# What you should do
Start at the line holding "Output the component", stop at the line holding "const labelGaps = [27, 27, 27, 17, 14];", and repeat those lines exactly, both ends included; skip the pictures.

# Records for the exercise

** start **

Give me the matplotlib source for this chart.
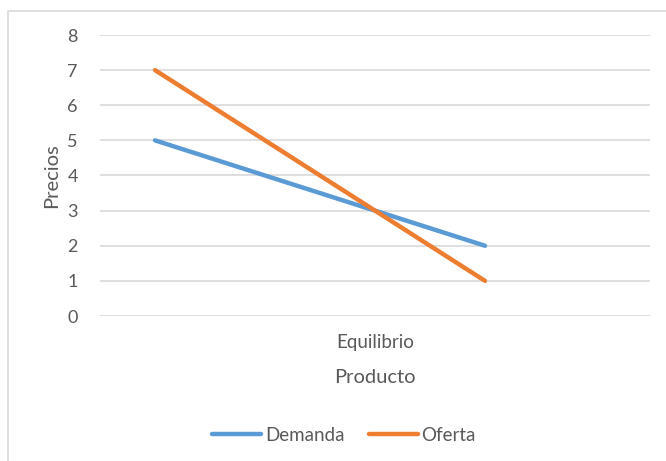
import matplotlib.pyplot as plt
from matplotlib.patches import Rectangle

# Data
series_names = ['Demanda', 'Oferta']
x_values = [1, 7]          # positions along the product axis (0..10)
demanda = [5, 2]
oferta = [7, 1]
category_label = 'Equilibrio'
category_pos = 5
colors = ['#5B9BD5', '#ED7D31']

plt.rcParams['font.family'] = ['Lato', 'DejaVu Sans']
text_color = '#595959'

fig = plt.figure(figsize=(6.66, 4.61), dpi=100)
ax = fig.add_axes([100 / 666, 1 - 316 / 461, 550 / 666, 281 / 461])

ax.plot(x_values, demanda, color=colors[0], lw=3.2, solid_capstyle='round', label=series_names[0])
ax.plot(x_values, oferta, color=colors[1], lw=3.2, solid_capstyle='round', label=series_names[1])

ax.set_xlim(0, 10)
ax.set_ylim(0, 8)
ax.set_yticks(range(0, 9))
ax.set_xticks([category_pos])
ax.set_xticklabels([category_label])
ax.grid(axis='y', color='#D9D9D9', lw=1.2)
ax.set_axisbelow(True)
for s in ax.spines.values():
    s.set_visible(False)
ax.tick_params(axis='both', length=0, colors=text_color, labelsize=13)
ax.tick_params(axis='x', labelsize=13.5, pad=13)
ax.tick_params(axis='y', pad=16)

ax.set_xlabel('Producto', color=text_color, fontsize=14.5, labelpad=13)
ax.set_ylabel('Precios', color=text_color, fontsize=14.5, labelpad=5)

fig.legend(loc='center', bbox_to_anchor=(344 / 666, 1 - 435 / 461), ncol=2, frameon=False,
           fontsize=13.5, labelcolor=text_color, handlelength=2.6, handletextpad=0.2,
           columnspacing=1.3)

fig.patches.append(Rectangle((7.5 / 666, -0.01), 1, 1 - 10.5 / 461 + 0.01, transform=fig.transFigure,
                             fill=False, edgecolor='#D9D9D9', lw=1.2))

fig.savefig('out.png', dpi=100)
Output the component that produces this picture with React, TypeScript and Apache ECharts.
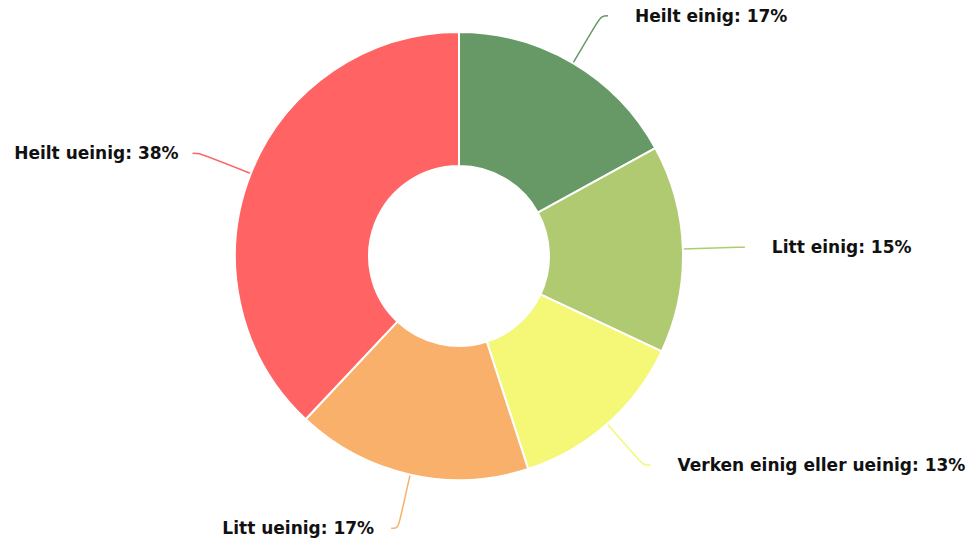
import React, { useEffect, useRef } from "react";
import * as echarts from "echarts";

const categories = [
  "Heilt einig",
  "Litt einig",
  "Verken einig eller ueinig",
  "Litt ueinig",
  "Heilt ueinig",
];
const values = [17, 15, 13, 17, 38];
const colors = ["#669966", "#b0ca71", "#f5f776", "#f9b06b", "#ff6363"];
const labelGaps = [27, 27, 27, 17, 14];

export default function App() {
  const ref = useRef<HTMLDivElement>(null);
  useEffect(() => {
    document.body.style.margin = "0";
    const chart = echarts.init(ref.current!, null, { renderer: "svg" });
    chart.setOption({
      animation: false,
      series: [
        {
          type: "pie",
          center: [459, 256],
          radius: [90, 224],
          startAngle: 90,
          clockwise: true,
          avoidLabelOverlap: false,
          itemStyle: { borderColor: "#ffffff", borderWidth: 2 },
          label: {
            formatter: "{b}: {c}%",
            fontFamily: "DejaVu Sans",
            fontSize: 17,
            fontWeight: "bold",
            color: "#111111",
          },
          labelLine: {
            show: true,
            length: 55,
            length2: 7,
            smooth: 0.4,
            lineStyle: { width: 1.5 },
          },
          data: categories.map((name, i) => ({
            name,
            value: values[i],
            itemStyle: { color: colors[i] },
            label: { distanceToLabelLine: labelGaps[i] },
          })),
        },
      ],
    });
    return () => chart.dispose();
  }, []);
  return <div ref={ref} style={{ width: 974, height: 545 }} />;
}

** end **

# Response
Output the component that produces this picture with React, TypeScript and Apache ECharts.
import React, { useEffect, useRef } from "react";
import * as echarts from "echarts";

const categories = [
  "Heilt einig",
  "Litt einig",
  "Verken einig eller ueinig",
  "Litt ueinig",
  "Heilt ueinig",
];
const values = [17, 15, 13, 17, 38];
const colors = ["#669966", "#b0ca71", "#f5f776", "#f9b06b", "#ff6363"];
const labelGaps = [27, 27, 27, 17, 14];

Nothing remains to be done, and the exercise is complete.